A Gift with Life-Saving Benefits
The Sydney and J. L. Huffines Institute for Sports Medicine and Human Performance, aptly located adjacent to Kyle Field, gives graduate students and faculty the opportunity to explore these relatively new fields. Through its own research and ongoing speaker series, the institute facilitates the exchange of information and research findings among strength and sport conditioning coaches, athletic trainers, health and wellness coordinators, clinicians, sports physiologists, clinical physiologists and rehabilitation specialists.
The facility, with its state-of-the-art equipment, is a gift to the College of Education and Human Development from Dallas businessman J. L. Huffines ’44 and his wife, Sydney. It benefits athletes, as well as people with health issues such as cardiovascular disease and obesity.

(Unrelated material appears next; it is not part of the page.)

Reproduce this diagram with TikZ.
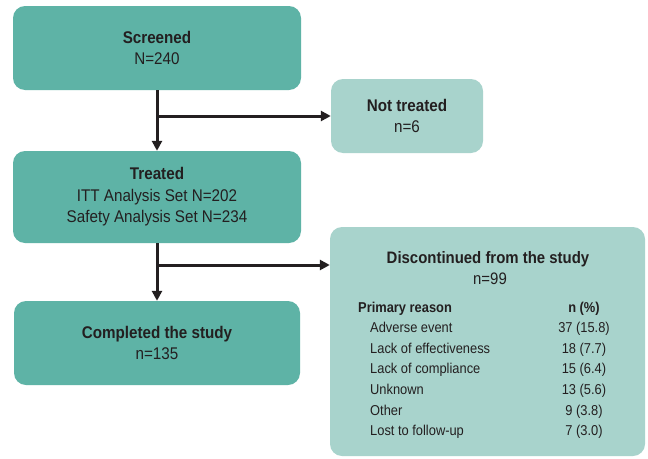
\documentclass[tikz,border=0pt]{standalone}
\usepackage{fontspec}
\setmainfont{Liberation Sans}[FakeStretch=0.9]
\usetikzlibrary{arrows.meta}
\definecolor{tealdark}{HTML}{5EB3A6}
\definecolor{teallight}{HTML}{A8D3CC}
\definecolor{ink}{HTML}{231F20}
\begin{document}
\begin{tikzpicture}[x=1pt,y=-1pt,
  box/.style={rounded corners=12pt, inner sep=0pt, text=ink, align=center,
    font=\fontsize{16.9}{21.5}\selectfont},
  darkbox/.style={box, fill=tealdark},
  lightbox/.style={box, fill=teallight},
  conn/.style={draw=ink, line width=3pt, -{Triangle[length=10pt,width=10pt]}},
  listtxt/.style={inner sep=0pt, text=ink, font=\fontsize{14.3}{17}\selectfont},
  titletxt/.style={inner sep=0pt, text=ink, font=\fontsize{16.6}{21}\selectfont}]
\fill[white] (0,0) rectangle (648,458);
\useasboundingbox (0,0) rectangle (648,458);

\node[darkbox, minimum width=288pt, minimum height=84pt] (scr) at (157,48) {\textbf{Screened}\\N=240};
\node[darkbox, minimum width=288pt, minimum height=92pt] (trt) at (157,197) {\textbf{Treated}\\ITT Analysis Set N=202\\Safety Analysis Set N=234};
\node[darkbox, minimum width=286pt, minimum height=84pt] (cmp) at (157,343) {\textbf{Completed the study}\\n=135};
\node[lightbox, minimum width=152pt, minimum height=74pt] (nt) at (407,116) {\textbf{Not treated}\\n=6};
\node[lightbox, minimum width=315pt, minimum height=229pt] (disc) at (487.5,341.5) {};

\node[titletxt, anchor=base] (dt) at (488,263) {\textbf{Discontinued from the study}};
\node[titletxt, anchor=base] (dn) at (490,284) {n=99};
\node[listtxt, anchor=base west] (pr) at (358,312) {\textbf{Primary reason}};
\node[listtxt, anchor=base] (np) at (584,312) {\textbf{n (\%)}};
\foreach \i/\lab/\val in {1/Adverse event/37 (15.8), 2/Lack of effectiveness/18 (7.7), 3/Lack of compliance/15 (6.4), 4/Unknown/13 (5.6), 5/Other/9 (3.8), 6/Lost to follow-up/7 (3.0)}{
  \node[listtxt, anchor=base west] (r\i) at (370,312+20.6*\i) {\lab};
  \node[listtxt, anchor=base] (v\i) at (584,312+20.6*\i) {\val};
}

\coordinate (b1) at (157,116);
\coordinate (b2) at (157,265);
\draw[conn] (scr.south) -- (trt.north);
\draw[conn] (b1) -- (nt.west);
\draw[conn] (trt.south) -- (cmp.north);
\draw[conn] (b2) -- (disc.west |- b2);
\end{tikzpicture}
\end{document}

Researchers at the institute are building on the still relatively new understanding of the scientific foundations of athletic training. The new area of sports medicine is spawning new techniques to enhance performance and new surgical procedures to speed recovery from injuries. From this technology have come ways to detect and treat the No. 1 killer of both men and women in the western world—cardiovascular disease. Thanks to the Huffines’ contribution of $2.5 million that funded the institute and a second $500,000 contribution, which was matched to create a chair in education, A&M researchers are learning more about how exercise and diet can help cardiac patients recover more quickly and avoid related problems in the future.